[Re: A corporatist economic growth plan that won’t rescue UK Plc, yesterday]
It is good the government is exploring ways to support growth. But Michael Heseltine’s solutions, including greater state intervention and regulation, are unlikely to help businesses. Better access to funding and national insurance holidays, for example, would be of more practical benefit and would have an immediate impact.
Geraint Jones, private client partner at Reeves
Heseltine’s suggestion that local councils should be given more powers is sensible, especially if it is done in concert with radical reform of the planning system. This could have a serious impact on growth.
[Re: UK ministers are failing to support business tourism, Monday]
Kevin Murphy is absolutely right, especially about ministerial lethargy and overly bureaucratic visa process for business visitors from China and Russia. It’s time the UK government woke up to the value of business events and conferences to the London economy. London 2012 showed Britain’s ability to do these things.
[Re: If corporation tax didn’t exist it would be madness to introduce it, yesterday]
As Paul Ormerod says, corporation tax falls on individuals – not on some abstract legal entity.
Good on John Hayes for intervening on wind farms.

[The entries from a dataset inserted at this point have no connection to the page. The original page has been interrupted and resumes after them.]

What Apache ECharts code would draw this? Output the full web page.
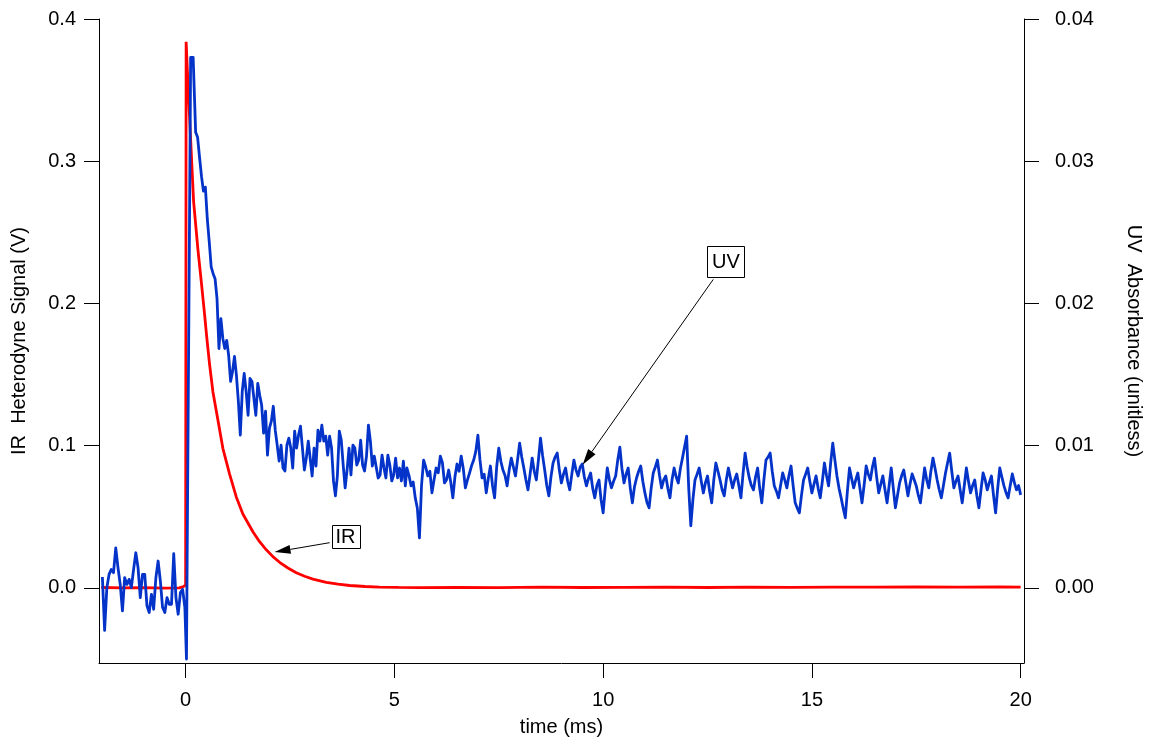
<!DOCTYPE html>
<html>
<head>
<meta charset="utf-8">
<script src="https://cdn.jsdelivr.net/npm/echarts@6/dist/echarts.min.js"></script>
<style>
  html, body { margin: 0; padding: 0; background: #fff; }
  #chart { width: 1152px; height: 742px; }
</style>
</head>
<body>
<div id="chart"></div>
<script>
// ---- axis ranges and tick values ----
const timeMin = -2.075, timeMax = 20.08;
const irMin = -0.0528, irMax = 0.4;
const uvMin = -0.00528, uvMax = 0.04;
const timeTicks = [0, 5, 10, 15, 20];
const irTicks = [0, 0.1, 0.2, 0.3, 0.4];
const uvTicks = [0, 0.01, 0.02, 0.03, 0.04];

// ---- IR heterodyne signal (V) ----
const irTime = [-2.02, -1.5, -1.0, -0.5, -0.15, -0.05, 0.0, 0.012, 0.04, 0.096, 0.19, 0.294, 0.376,
  0.455, 0.51, 0.574, 0.653, 0.773, 0.893, 1.053, 1.213, 1.371, 1.611, 1.771, 1.932, 2.09, 2.25,
  2.45, 2.65, 2.85, 3.05, 3.37, 3.65, 3.93, 4.3, 4.64, 5.1, 5.6, 6.5, 7.5, 8.5, 9.5, 10.5, 11.5,
  12.5, 13.5, 14.5, 15.5, 16.5, 17.5, 18.5, 19.5, 20.0];
const irValue = [0.0003, 0.0, 0.0002, -0.0002, 0.0, 0.001, 0.002, 0.384, 0.365, 0.330, 0.272, 0.238, 0.215,
  0.192, 0.175, 0.157, 0.138, 0.118, 0.098, 0.080, 0.064, 0.052, 0.0395, 0.0325, 0.0268, 0.0220, 0.0180,
  0.0140, 0.0107, 0.0082, 0.0062, 0.0039, 0.0026, 0.0017, 0.0010, 0.0006, 0.0004, 0.0002, 0.0004, 0.0002,
  0.0005, 0.0003, 0.0004, 0.0006, 0.0003, 0.0005, 0.0004, 0.0006, 0.0005, 0.0007, 0.0005, 0.0007, 0.0006];

// ---- UV absorbance (unitless), sampled in segments ----
const uvPreStart = -1.994, uvPreStep = 0.0534;
const uvPre = [0.00077, -0.00299, 0.00002, 0.00095, 0.00130, 0.00107, 0.00282, 0.00142, 0.00025, -0.00161,
  0.00072, 0.00025, 0.00060, 0.00002, 0.00130, 0.00247, 0.00142, -0.00068, 0.00095, 0.00095,
  -0.00126, -0.00173, -0.00045, -0.00150, 0.00072, 0.00189, 0.00049, -0.00138, -0.00173, -0.00068,
  -0.00115, -0.00115, 0.00240, -0.00068, -0.00185, -0.00033, -0.00010, -0.00138];

const uvSpikeTime = [0.02, 0.12, 0.18];
const uvSpikeValue = [-0.0050, 0.0373, 0.0373];

const uvEarlyStart = 0.24, uvEarlyStep = 0.0465;
const uvEarly = [0.03203, 0.03168, 0.03028, 0.02895, 0.02790, 0.02818, 0.02594, 0.02433, 0.02258, 0.02209,
  0.02174, 0.02034, 0.01683, 0.01894, 0.01754, 0.01683, 0.01740, 0.01634, 0.01452, 0.01522,
  0.01627, 0.01494, 0.01312, 0.01074, 0.01382, 0.01508, 0.01382, 0.01214, 0.01473, 0.01452,
  0.01438, 0.01214, 0.01438, 0.01354, 0.01284, 0.01088, 0.01242, 0.00934, 0.01123, 0.01172,
  0.01277, 0.01109, 0.01004, 0.00892, 0.01004, 0.00843, 0.00822, 0.01004, 0.01053, 0.00983,
  0.00843, 0.01102, 0.00983, 0.01074, 0.01137, 0.00983, 0.00829, 0.00913, 0.01032, 0.01032,
  0.00787, 0.00983, 0.00857, 0.01109, 0.01032, 0.01144, 0.01032, 0.01067, 0.00934, 0.01067,
  0.00983, 0.00752, 0.00647, 0.00787, 0.01102, 0.01039, 0.00864, 0.00703, 0.00829, 0.00983,
  0.00794, 0.01004, 0.00983, 0.00864, 0.00899, 0.01039, 0.00864, 0.00822, 0.00927, 0.01144,
  0.01032, 0.00857, 0.00927, 0.00913, 0.00773, 0.00794, 0.00934, 0.00843, 0.00773, 0.00934,
  0.00864, 0.00752, 0.00794, 0.00913, 0.00773, 0.00843, 0.00752, 0.00892, 0.00717];

const uvLateStart = 5.3, uvLateStep = 0.05;
const uvLate = [
  0.00843, 0.00790, 0.00717, 0.00745, 0.00633, 0.00560, 0.00352, 0.00720, 0.00899, 0.00850,
  0.00787, 0.00820, 0.00668, 0.00760, 0.00843, 0.00810, 0.00927, 0.00880, 0.00738, 0.00760,
  0.00829, 0.00745, 0.00633, 0.00780, 0.00871, 0.00820, 0.00927, 0.00840, 0.00703, 0.00760,
  0.00808, 0.00860, 0.00899, 0.00960, 0.01074, 0.00900, 0.00773, 0.00800, 0.00668, 0.00770,
  0.00857, 0.00720, 0.00633, 0.00850, 0.00983, 0.00890, 0.00829, 0.00790, 0.00717, 0.00830,
  0.00913, 0.00850, 0.00787, 0.00900, 0.01018, 0.00920, 0.00843, 0.00760, 0.00689, 0.00800,
  0.00913, 0.00820, 0.00759, 0.00900, 0.01053, 0.00930, 0.00829, 0.00720, 0.00647, 0.00780,
  0.00878, 0.00920, 0.00948, 0.00830, 0.00738, 0.00800, 0.00843, 0.00750, 0.00689, 0.00800,
  0.00899, 0.00830, 0.00787, 0.00850, 0.00871, 0.00780, 0.00717, 0.00770, 0.00808, 0.00700,
  0.00633, 0.00720, 0.00759, 0.00620, 0.00528, 0.00700, 0.00843, 0.00760, 0.00703, 0.00750,
  0.00787, 0.00900, 0.00990, 0.00840, 0.00738, 0.00800, 0.00843, 0.00700, 0.00598, 0.00710,
  0.00773, 0.00820, 0.00857, 0.00750, 0.00668, 0.00600, 0.00563, 0.00700, 0.00808, 0.00850,
  0.00899, 0.00790, 0.00703, 0.00760, 0.00787, 0.00700, 0.00633, 0.00760, 0.00843, 0.00780,
  0.00738, 0.00840, 0.00913, 0.00990, 0.01067, 0.00700, 0.00437, 0.00620, 0.00759, 0.00800,
  0.00843, 0.00750, 0.00668, 0.00740, 0.00787, 0.00680, 0.00598, 0.00760, 0.00878, 0.00820,
  0.00759, 0.00690, 0.00647, 0.00760, 0.00843, 0.00770, 0.00703, 0.00760, 0.00801, 0.00720,
  0.00633, 0.00800, 0.00948, 0.00850, 0.00773, 0.00720, 0.00689, 0.00780, 0.00843, 0.00700,
  0.00598, 0.00760, 0.00899, 0.00920, 0.00948, 0.00820, 0.00717, 0.00680, 0.00633, 0.00720,
  0.00808, 0.00760, 0.00703, 0.00790, 0.00857, 0.00720, 0.00598, 0.00560, 0.00528, 0.00650,
  0.00759, 0.00800, 0.00843, 0.00750, 0.00668, 0.00730, 0.00787, 0.00700, 0.00633, 0.00750,
  0.00878, 0.00790, 0.00717, 0.00880, 0.01018, 0.00900, 0.00787, 0.00700, 0.00633, 0.00560,
  0.00493, 0.00680, 0.00843, 0.00770, 0.00703, 0.00760, 0.00808, 0.00700, 0.00598, 0.00720,
  0.00857, 0.00800, 0.00759, 0.00850, 0.00913, 0.00780, 0.00668, 0.00730, 0.00787, 0.00690,
  0.00598, 0.00720, 0.00843, 0.00700, 0.00563, 0.00650, 0.00738, 0.00790, 0.00829, 0.00740,
  0.00647, 0.00730, 0.00801, 0.00760, 0.00717, 0.00650, 0.00598, 0.00720, 0.00843, 0.00760,
  0.00703, 0.00820, 0.00913, 0.00840, 0.00759, 0.00690, 0.00633, 0.00720, 0.00808, 0.00880,
  0.00948, 0.00820, 0.00703, 0.00750, 0.00787, 0.00690, 0.00598, 0.00720, 0.00843, 0.00750,
  0.00668, 0.00720, 0.00759, 0.00650, 0.00563, 0.00690, 0.00808, 0.00760, 0.00689, 0.00740,
  0.00787, 0.00650, 0.00528, 0.00700, 0.00843, 0.00780, 0.00717, 0.00670, 0.00633, 0.00720,
  0.00801, 0.00740, 0.00689, 0.00720, 0.00654];

// ---- annotation anchors: [time, value] ----
const uvNoteBox = [12.94, 0.02296], uvNoteTail = [12.637, 0.02169], uvNoteTip = [9.509, 0.00866];
const irNoteBox = [3.83, 0.0361], irNoteTail = [3.45, 0.0318], irNoteTip = [2.13, 0.0252];

// ---- build series data ----
function segment(start, step, values) {
  return values.map((v, i) => [start + i * step, v]);
}
const irData = irTime.map((t, i) => [t, irValue[i]]);
const uvData = [].concat(
  segment(uvPreStart, uvPreStep, uvPre),
  uvSpikeTime.map((t, i) => [t, uvSpikeValue[i]]),
  segment(uvEarlyStart, uvEarlyStep, uvEarly),
  segment(uvLateStart, uvLateStep, uvLate)
);

const FONT = '"Liberation Sans", Arial, Helvetica, sans-serif';
const black = '#000';

const chart = echarts.init(document.getElementById('chart'), null, { renderer: 'canvas' });

function valueAxisCommon(ticks, fmt, margin) {
  return {
    type: 'value',
    axisLine: { show: true, onZero: false, lineStyle: { color: black, width: 1 } },
    axisTick: { show: true, customValues: ticks, length: 15, lineStyle: { color: black, width: 1 } },
    axisLabel: { show: true, customValues: ticks, margin: margin, color: black, fontSize: 20, fontFamily: FONT, formatter: fmt },
    splitLine: { show: false },
    nameTextStyle: { color: black, fontSize: 20, fontFamily: FONT }
  };
}

const option = {
  animation: false,
  backgroundColor: '#fff',
  textStyle: { fontFamily: FONT },
  grid: { left: 99, right: 127, top: 19, bottom: 76, containLabel: false },
  xAxis: Object.assign(valueAxisCommon(timeTicks, v => String(v), 27), {
    min: timeMin, max: timeMax,
    name: 'time (ms)', nameLocation: 'middle', nameGap: 54
  }),
  yAxis: [
    Object.assign(valueAxisCommon(irTicks, v => v.toFixed(1), 23), {
      position: 'left', min: irMin, max: irMax,
      name: 'IR  Heterodyne Signal (V)', nameLocation: 'middle', nameRotate: 90, nameGap: 70
    }),
    Object.assign(valueAxisCommon(uvTicks, v => v.toFixed(2), 31), {
      position: 'right', min: uvMin, max: uvMax,
      name: 'UV  Absorbance (unitless)', nameLocation: 'middle', nameRotate: -90, nameGap: 100
    })
  ],
  series: [
    {
      name: 'IR', type: 'line', xAxisIndex: 0, yAxisIndex: 0, data: irData,
      showSymbol: false, symbol: 'none', z: 2,
      lineStyle: { color: '#ff0000', width: 2.8 }, itemStyle: { color: '#ff0000' }
    },
    {
      name: 'UV', type: 'line', xAxisIndex: 0, yAxisIndex: 1, data: uvData,
      showSymbol: false, symbol: 'none', z: 3,
      lineStyle: { color: '#0433c9', width: 2.8, join: 'round' }, itemStyle: { color: '#0433c9' }
    }
  ]
};
chart.setOption(option);

// ---- boxed labels with arrows, placed through the axis scales ----
function toPx(pt, yAxisIndex) {
  return chart.convertToPixel({ xAxisIndex: 0, yAxisIndex: yAxisIndex }, pt);
}
function arrow(tail, tip, yAxisIndex) {
  const a = toPx(tail, yAxisIndex), b = toPx(tip, yAxisIndex);
  const dx = b[0] - a[0], dy = b[1] - a[1];
  const len = Math.hypot(dx, dy), ux = dx / len, uy = dy / len;
  const headLen = 16, headHalf = 4.5;
  const base = [b[0] - ux * headLen, b[1] - uy * headLen];
  return [
    { type: 'line', z: 100, shape: { x1: a[0], y1: a[1], x2: base[0], y2: base[1] },
      style: { stroke: black, lineWidth: 1 } },
    { type: 'polygon', z: 100, shape: { points: [
        [b[0], b[1]],
        [base[0] - uy * headHalf, base[1] + ux * headHalf],
        [base[0] + uy * headHalf, base[1] - ux * headHalf]
      ] }, style: { fill: black } }
  ];
}
function box(text, center, yAxisIndex, w, h) {
  const c = toPx(center, yAxisIndex);
  return [
    { type: 'rect', z: 100, shape: { x: Math.round(c[0] - w / 2) + 0.5, y: Math.round(c[1] - h / 2) + 0.5, width: w, height: h },
      style: { fill: '#fff', stroke: black, lineWidth: 1 } },
    { type: 'text', z: 101, x: c[0], y: c[1] + 1,
      style: { text: text, fill: black, font: '20px ' + FONT, align: 'center', verticalAlign: 'middle' } }
  ];
}

chart.setOption({
  graphic: [].concat(
    arrow(uvNoteTail, uvNoteTip, 1),
    box('UV', uvNoteBox, 1, 37, 31),
    arrow(irNoteTail, irNoteTip, 0),
    box('IR', irNoteBox, 0, 28, 23)
  )
});
</script>
</body>
</html>
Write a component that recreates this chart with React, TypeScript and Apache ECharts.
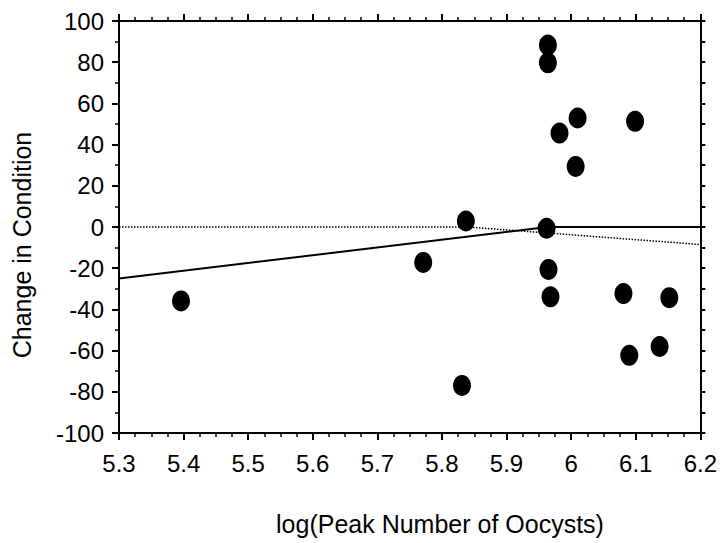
import React, { useEffect, useRef } from "react";
import * as echarts from "echarts";

const xValues = [5.396, 5.771, 5.837, 5.831, 5.964, 5.964, 6.01, 5.982, 6.007, 6.099, 5.962, 5.965, 5.968, 6.081, 6.152, 6.09, 6.137];
const yValues = [-35.9, -17.2, 2.9, -76.9, 88.3, 79.7, 52.9, 45.6, 29.4, 51.3, -0.6, -20.6, -33.9, -32.3, -34.3, -62.3, -58];

const solidLineX = [5.3, 5.964, 6.2];
const solidLineY = [-25, 0, 0];
const dottedLineX = [5.3, 5.84, 6.2];
const dottedLineY = [0, 0, -8.5];

const xTitle = "log(Peak Number of Oocysts)";
const yTitle = "Change in Condition";

const FONT = "'Liberation Sans', Arial, Helvetica, sans-serif";

export default function App() {
  const ref = useRef<HTMLDivElement>(null);
  useEffect(() => {
    if (!ref.current) return;
    const chart = echarts.init(ref.current, undefined, { renderer: "svg" });
    const pts = xValues.map((x, i) => [x, yValues[i]]);
    const solid = solidLineX.map((x, i) => [x, solidLineY[i]]);
    const dotted = dottedLineX.map((x, i) => [x, dottedLineY[i]]);
    const axisCommon = {
      type: "value" as const,
      axisLine: { show: true, onZero: false, lineStyle: { color: "#000", width: 2 } },
      splitLine: { show: false },
      axisTick: { show: true, inside: false, length: 7, lineStyle: { color: "#000", width: 2 } },
      minorTick: { show: true, length: 4, lineStyle: { color: "#000", width: 1.5 } },
    };
    chart.setOption({
      animation: false,
      backgroundColor: "#fff",
      grid: { left: 119, right: 19, top: 21, bottom: 110 },
      xAxis: [
        {
          ...axisCommon,
          position: "bottom",
          min: 5.3,
          max: 6.2,
          interval: 0.1,
          minorTick: { ...axisCommon.minorTick, splitNumber: 4 },
          axisLabel: {
            color: "#000",
            fontSize: 24,
            fontFamily: FONT,
            margin: 18,
            formatter: (v: number) => String(Math.round(v * 10) / 10),
          },
        },
        {
          ...axisCommon,
          position: "top",
          min: 5.3,
          max: 6.2,
          interval: 0.1,
          minorTick: { ...axisCommon.minorTick, splitNumber: 4 },
          axisLabel: { show: false },
        },
      ],
      yAxis: [
        {
          ...axisCommon,
          position: "left",
          min: -100,
          max: 100,
          interval: 20,
          minorTick: { ...axisCommon.minorTick, splitNumber: 2 },
          axisLabel: { color: "#000", fontSize: 24, fontFamily: FONT, margin: 15 },
        },
        {
          ...axisCommon,
          position: "right",
          min: -100,
          max: 100,
          interval: 10,
          axisTick: { ...axisCommon.axisTick, length: 5 },
          minorTick: { show: false },
          axisLabel: { show: false },
        },
      ],
      graphic: [
        {
          type: "text",
          x: 440,
          y: 524,
          style: {
            text: xTitle,
            font: `25px ${FONT}`,
            fill: "#000",
            textAlign: "center",
            textVerticalAlign: "middle",
          },
        },
        {
          type: "text",
          x: 22,
          y: 245,
          rotation: Math.PI / 2,
          style: {
            text: yTitle,
            font: `25px ${FONT}`,
            fill: "#000",
            textAlign: "center",
            textVerticalAlign: "middle",
          },
        },
      ],
      series: [
        {
          type: "line",
          data: dotted,
          showSymbol: false,
          symbol: "none",
          lineStyle: { color: "#000", width: 1.5, type: "dotted" },
          z: 2,
        },
        {
          type: "line",
          data: solid,
          showSymbol: false,
          symbol: "none",
          lineStyle: { color: "#000", width: 2 },
          z: 3,
        },
        {
          type: "scatter",
          data: pts,
          symbol: "circle",
          symbolSize: [18, 21],
          itemStyle: { color: "#000", opacity: 1 },
          z: 4,
        },
      ],
    });
    return () => chart.dispose();
  }, []);
  return <div ref={ref} style={{ width: 720, height: 543, position: "absolute", left: 0, top: 0 }} />;
}
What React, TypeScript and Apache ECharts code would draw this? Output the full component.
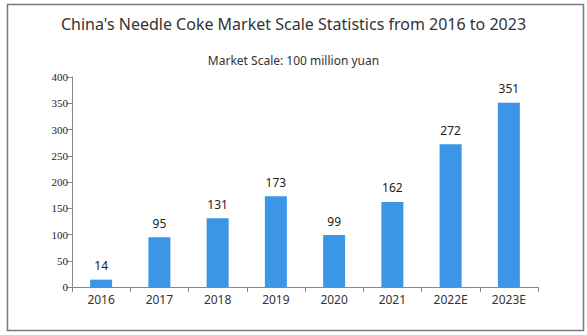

We want green energy, but not by means that can damage the environment.
We don’t want to create “lasting structural reform” of the EU, David Cameron. Its ethos makes it unreformable. We just want out.
Labour’s positioning on the EU budget has been shamelessly opportunistic. They oppose cuts in the UK.
I’m astonished that Lord Heseltine has put forward so comprehensive a vision for a corporatist state.